La «ejecución» de una obra musical consiste, por ende, en poner en marcha la dinámica que implica la partitura hasta el silencio que extingue su última nota. Pero debemos advertir que es un proceso que tiene un final y que se puede hablar de una excelente ejecución, o estimarla de cualquier otro modo, solo hasta que la interpretación ha culminado. Después de la última nota, todo ha quedado resuelto en el tiempo, es hasta entonces cuando se merece el aplauso o el desdén; como una unidad cerrada (a la manera de la imperturbabilidad que añoran los filósofos), la interpretación de la obra musical ha sido concluida: se dice entonces que ha sido «ejecutada». Ahora podemos descansar con el alivio y la complacencia de la muchedumbre que ha asistido al ajusticiamiento de un hereje. Entretanto, la pregunta inquietante (y reveladora para nuestro asunto) es: «¿quién es el hereje, el ajusticiado, el «ejecutado» en ese proceso?».

La ejecución y el exilio

Tal y como lo hemos sugerido en nuestra primera disertación, hallamos en estas ideas una dimensión muchas veces ignorada de la ejecución musical: más allá de la composición, lo que va en medio de ese rito que ha terminado con el último compás es el artista mismo porque, mientras ha estado interpretando, concentrado en su improvisación, él se ha apartado del tiempo de la grey, de sus normas y de los gustos de la mayoría. Pero la osadía de ese autoexilio debe pagarse ante los demás y, por ello, ha tenido que ofrecerse a sí mismo para ser inmolado.
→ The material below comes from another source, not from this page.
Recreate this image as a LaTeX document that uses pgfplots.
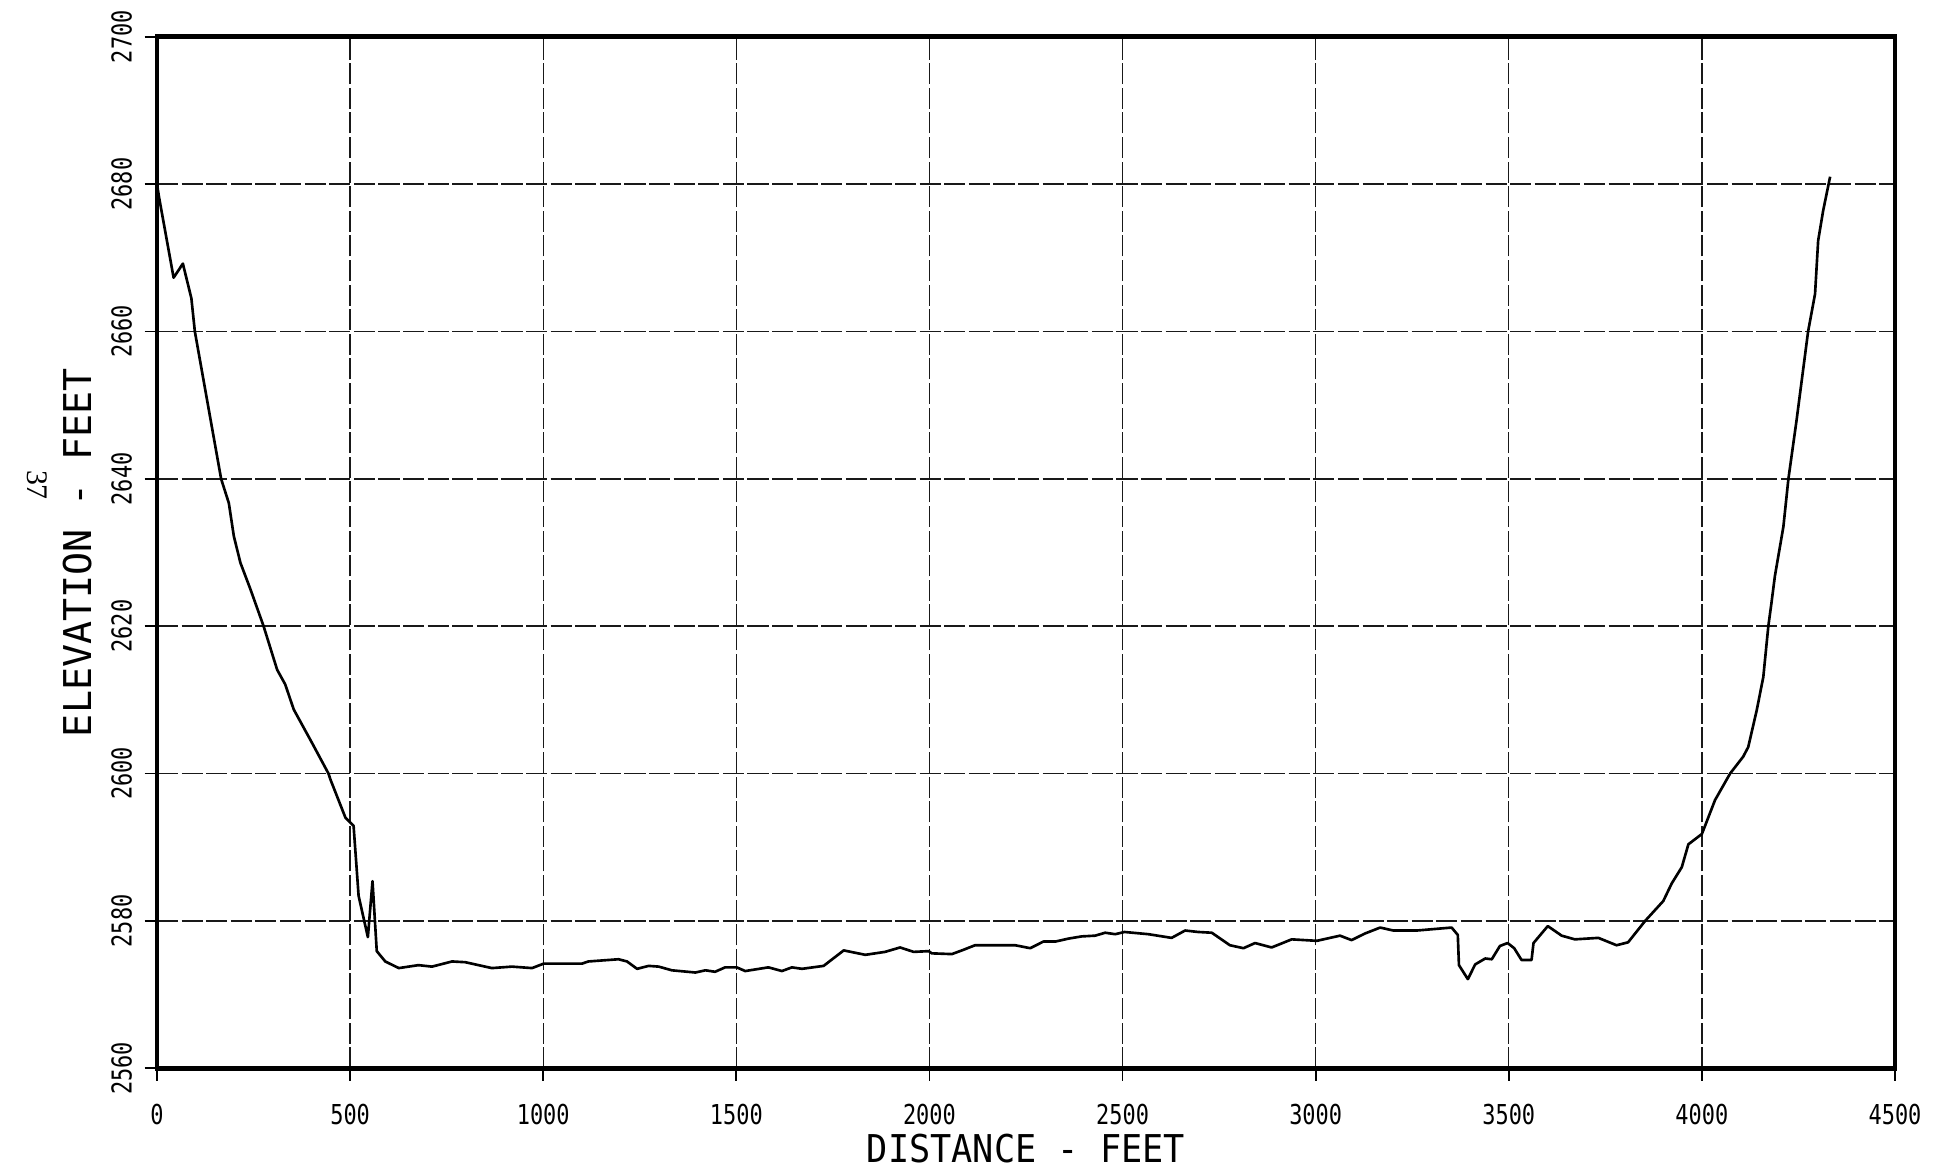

Así, el ritual del aplauso del público, si lo consideramos en el sentido más profundo, no se realiza para celebrar la superación de las dificultades que el pentagrama le impone al jazzista, antes bien, se brinda por haber «regresado» después de desterrarse en el continuo flujo de la creación, habiéndose desmanado durante su solo, liberándose del tiempo colectivo.

En realidad, quien ha salido de su lugar en el presente, expulsado del bullicio moderno, es el espíritu del jazzista: al rodear y salir de la estructura melódica, el músico se escapa de la pauta, como humo del incensario. Sin embargo, emigrar de ese modo le impone una nueva tarea: hallar el camino de regreso al tiempo presente, al espacio de donde partió en la geografía de la partitura. Tal es en realidad lo que acontece durante un solo de jazz: es la historia de un perderse y volverse a encontrar para retomar el hilo de un tema central.

Hablamos entonces de una historia que puede durar unos compases o, posiblemente, horas enteras. En este extravío, el solista es sustraído por su propio discurso, suspendido en los hilos de la trama que él mismo teje. El solista es también proyectado a su tiempo interno, un tiempo que fluye solo para él y que se extiende, se aletarga o se consume entre síncopas y pliegues rítmicos. Al finalizar, el solista es devuelto a la interpretación colectiva, actual y acompañada; esto es, después de gravitar libremente en su laberinto sonoro, donde él ha sido a la vez presa y minotauro, el solista de jazz retorna para unirse al compás que sigue todo el grupo.

Nicolás Santella fotografiado por Fernando Aceves

Santella en el piano escribe también una historia de exilio, del peregrinar íntimo y abisal que conlleva el instante de la concentración y la reflexión propia del arte. Como en una oración, el músico se inclina sobre el teclado y, con la mirada fija, marcha en busca de la gramática precisa de los intervalos, y estos le responden en un diálogo circular y extático. La meditación suprema del pianista se transforma en ese instante en la contemplación voluptuosa del místico. En la escena de la fotografía podemos adivinar que el artista habita en una membrana transparente de acordes tensos que lo envuelve, lo convoca al refugio interior y, por eso mismo, lo aleja del tiempo del público que lo escucha. Los demás esperan, pacientes, el retorno del eremita a la ciudad de los ruidos gregarios… Mientras tanto y solo por un momento, el afán inagotable del artista por la música ha sido conjurado. A partir de ese instante, el pianista, que un momento antes irrumpía osadamente con la libertad de sus escalas en las cumbres y jardines imperturbables de la eternidad, no sabrá jamás hasta qué punto su propia esencia ha sido, literalmente, ejecutada.